Fed Will Try to Assure Markets As It Cuts Economic Forecast

The Federal Reserve is likely to cut its view of economic growth, making it more difficult for Fed Chairman Ben Bernanke to assure markets that the second half of 2011 will be better than the first half.

Ben Bernanke
CNBC
Ben Bernanke

The Fed winds down its two-day meeting Wednesday, followed by a post-meeting statement at 12:30 p.m. and economic forecast at 2 p.m.

Fed Chairman Ben Bernanke will then hold a press conference at 2:15 p.m., which will be carried live on CNBC.com.

The meeting comes just a week before the Fed is scheduled to retire one of its most controversial programs. Fed watchers expect no change in plans to curtail the quantitative easing program (QE2) June 30, nor do they expect the Fed to discuss another round of easing.

What they are watching is what the Fed says about the economy as the jobs picture remains weak and growth has stalled.

"This idea that the slowdown is transitory is the dominant theme. You've seen it in the commentary, even from the doves," said Tony Crescenzi, senior market strategist at Pimco.

He expects the Fed to trim its 2011 growth forecastto less than 3 percent from its current range of 3.1 to 3.3 percent.

J.P. Morgan economist Michael Feroli said he expects the Fed to mark down growth for 2011 just because of the sluggish second quarter. He notes that Fed officials have said they expect to see a pickup to 3 to 3.5 percent growth in the second half.

The Fed last lowered its 2011 growth forecast in April. GDP grew just 1.8 percent in the first quarter, down from the 3.1 percent pace of the fourth quarter. Many economists see the current quarter at less than 3 percent, and some are closer to 2 percent.
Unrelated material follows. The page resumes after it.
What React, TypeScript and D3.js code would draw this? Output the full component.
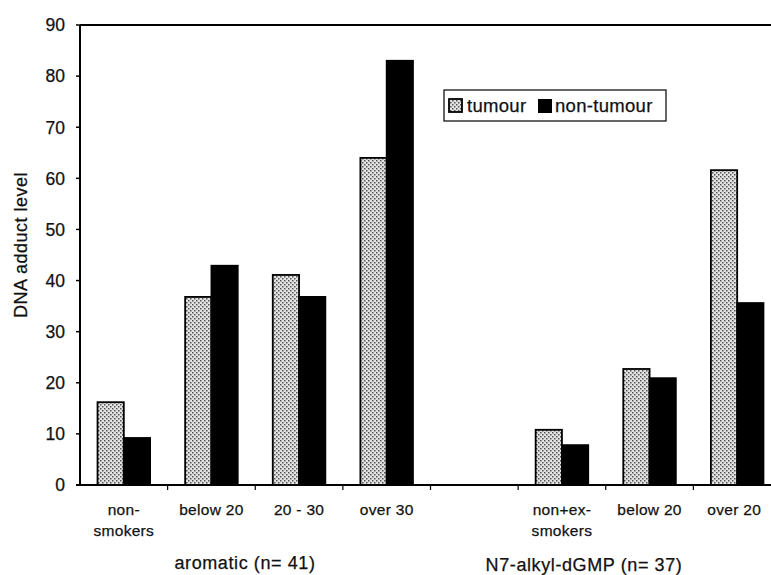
import React from "react";
import * as d3 from "d3";

const categories = ["non-smokers", "below 20", "20 - 30", "over 30", "", "non+ex-smokers", "below 20 ", "over 20"];
const categoryLines = [["non-", "smokers"], ["below 20"], ["20 - 30"], ["over 30"], [], ["non+ex-", "smokers"], ["below 20"], ["over 20"]];
const tumour = [16.2, 36.8, 41.1, 64.0, null, 10.8, 22.7, 61.6];
const nonTumour = [9.2, 42.9, 36.8, 83.0, null, 7.8, 20.9, 35.6];
const yTicks = [0, 10, 20, 30, 40, 50, 60, 70, 80, 90];
const seriesNames = ["tumour", "non-tumour"];
const groupLabels = ["aromatic (n= 41)", "N7-alkyl-dGMP (n= 37)"];

const W = 771, H = 575;
const FONT = "'Liberation Sans', Arial, sans-serif";
const txt = { fontFamily: FONT, fill: "#111", stroke: "#111", strokeWidth: 0.25 } as const;

export default function App() {
  const left = 80, right = 781, top = 25, bottom = 485;
  const x = d3.scaleBand<string>().domain(categories).range([left, right]).padding(0);
  const y = d3.scaleLinear().domain([0, 90]).range([bottom, top]);
  const bw = x.bandwidth();
  const barW = bw * 0.3;
  const off = (bw - 2 * barW) / 2;

  return (
    <svg width={W} height={H} style={{ position: "absolute", left: 0, top: 0, background: "#fff" }}>
      <defs>
        <pattern id="stip" width="4" height="4" patternUnits="userSpaceOnUse">
          <rect width="4" height="4" fill="#e2e2e2" />
          <rect x="0" y="0" width="1.5" height="1.5" fill="#555" />
          <rect x="2" y="2" width="1.5" height="1.5" fill="#555" />
        </pattern>
      </defs>
      {categories.map((c, i) => {
        const x0 = x(c)! + off;
        const t = tumour[i];
        const n = nonTumour[i];
        return (
          <g key={i}>
            {t != null && (
              <rect x={x0} y={y(t)} width={barW} height={y(0) - y(t)} fill="url(#stip)" stroke="#000" strokeWidth={1.8} />
            )}
            {n != null && (
              <rect x={x0 + barW} y={y(n)} width={barW} height={y(0) - y(n)} fill="#000" stroke="#000" strokeWidth={1.8} />
            )}
          </g>
        );
      })}
      <line x1={left} y1={top} x2={W} y2={top} stroke="#000" strokeWidth={2} />
      <line x1={left} y1={top} x2={left} y2={bottom} stroke="#000" strokeWidth={2} />
      <line x1={left - 4} y1={bottom} x2={W} y2={bottom} stroke="#000" strokeWidth={2} />
      {yTicks.map((v) => (
        <g key={v}>
          <line x1={left - 4} x2={left} y1={y(v)} y2={y(v)} stroke="#000" strokeWidth={1.5} />
          <text x={65} y={y(v)} dy="0.36em" textAnchor="end" fontSize={17.5} {...txt}>{v}</text>
        </g>
      ))}
      {categories.map((c, i) => (
        <line key={"xt" + i} x1={x(c)! + bw} x2={x(c)! + bw} y1={bottom} y2={bottom + 5} stroke="#000" strokeWidth={1.2} />
      ))}
      {categories.map((c, i) => {
        const cx = x(c)! + bw / 2 + (i === 7 ? -3 : 0);
        return (
          <text key={"xl" + i} x={cx} y={515} textAnchor="middle" fontSize={15.5} letterSpacing={0.3} {...txt}>
            {categoryLines[i].map((l, j) => (
              <tspan key={j} x={cx} dy={j === 0 ? 0 : 21}>{l}</tspan>
            ))}
          </text>
        );
      })}
      <text x={245} y={569} textAnchor="middle" fontSize={18} letterSpacing={0.6} {...txt}>{groupLabels[0]}</text>
      <text x={584} y={571} textAnchor="middle" fontSize={18} letterSpacing={0.6} {...txt}>{groupLabels[1]}</text>
      <text transform="translate(27,245) rotate(-90)" textAnchor="middle" fontSize={18} letterSpacing={0.5} {...txt}>DNA adduct level</text>
      <rect x={444} y={90} width={222} height={31} fill="#fff" stroke="#000" strokeWidth={1.2} />
      <rect x={449} y={99} width={13} height={13} fill="url(#stip)" stroke="#000" strokeWidth={1.8} />
      <text x={467} y={112} fontSize={18.5} letterSpacing={0.3} {...txt}>{seriesNames[0]}</text>
      <rect x={538} y={99} width={14} height={14} fill="#000" />
      <text x={555} y={112} fontSize={18.5} letterSpacing={0.3} {...txt}>{seriesNames[1]}</text>
    </svg>
  );
}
Feroli said he would like to hear the Fed chairman answer questions about the second half, which is when many economists see the economy reaccelerating. "What changes their mind on the second-half rebound?" he said. "What would they have to see that alters that view?"

Bernanke is expected to be more downbeat than at his last briefing. Goldman Sachs economists expect him to deliver the message that there are temporary factors affecting growth, but he should also acknowledge a broader lack of momentum. They expect the Fed to trim its growth forecast to about 2.7 percent for 2011.

Bernanke is also expected to be asked about the fiscal struggles in Greece, which have ironically sent U.S. interest rates to lower levels than the Fed's QE2 program was able to as buyers rushed to the safety of Treasurys.

Crescenzi said there are signs that some of the factors that caused the slowdown are reversing and that should help the economy in the second half. One of those was the hit to auto production, due to the supply chain issues resulting from the Japanese earthquake and tsunami.

Another factor that hurt the economy was the sharp jump in oil and gasoline prices, which are now falling. The AAA national average price of gasoline — $3.62 per gallon — is down about 10 percent from May's high, but it is still about $0.90 above the level a year ago.

Citigroup economist Steve Wieting said production is already improving at the Japanese-owned auto plants in the U.S.

"I think the one thing we can be clear about is there was economic impact in the last several months, plenty of signs of it, from the Japanese earthquake," he said. "We're seeing early, very significant signs of recovery form the supply chain disruption already.

"Just the decline in Japanese-brand sales and the production declines was probably responsible for a drag of 1 percent in the second quarter," he said.

Wieting said car and light production at Japanese-brand auto plants rebounded 95 percent in the past two weeks, following a trough in the first week of June. The level in the week ending June 18 was 79 percent of the level it was in March, before the earthquake.

But the auto shutdown is just one factor. "There are open-ended questions if the slowdown is entirely this or more," said Wieting.

The Fed, therefore, should not make any moves or signals that it is ready to exit any of its other programs. It currently has interest rates at zero.

As the $600 billion QE2 Treasury purchase program ends, it will continue to make smaller Treasury purchases totaling about $25 billion a month to replace its mortgage holdings as they roll down.

"They're in no hurry for exit strategies," Wieting said. "The weakness in the employment data sort of resets the bar for anyone thinking we had a need for near-term exit."

Crescenzi said any discussion of a third quantitative easing program is at least a quarter away and would mean the economy continues to be sluggish or weaken.

"One of the things they are doing in halting QE is adjusting the downside risk from some of the imbalances that could be created by a long period of low interest rates," he said. "There could be too much dependence by banks and large financial institutions on easy credit and low rates."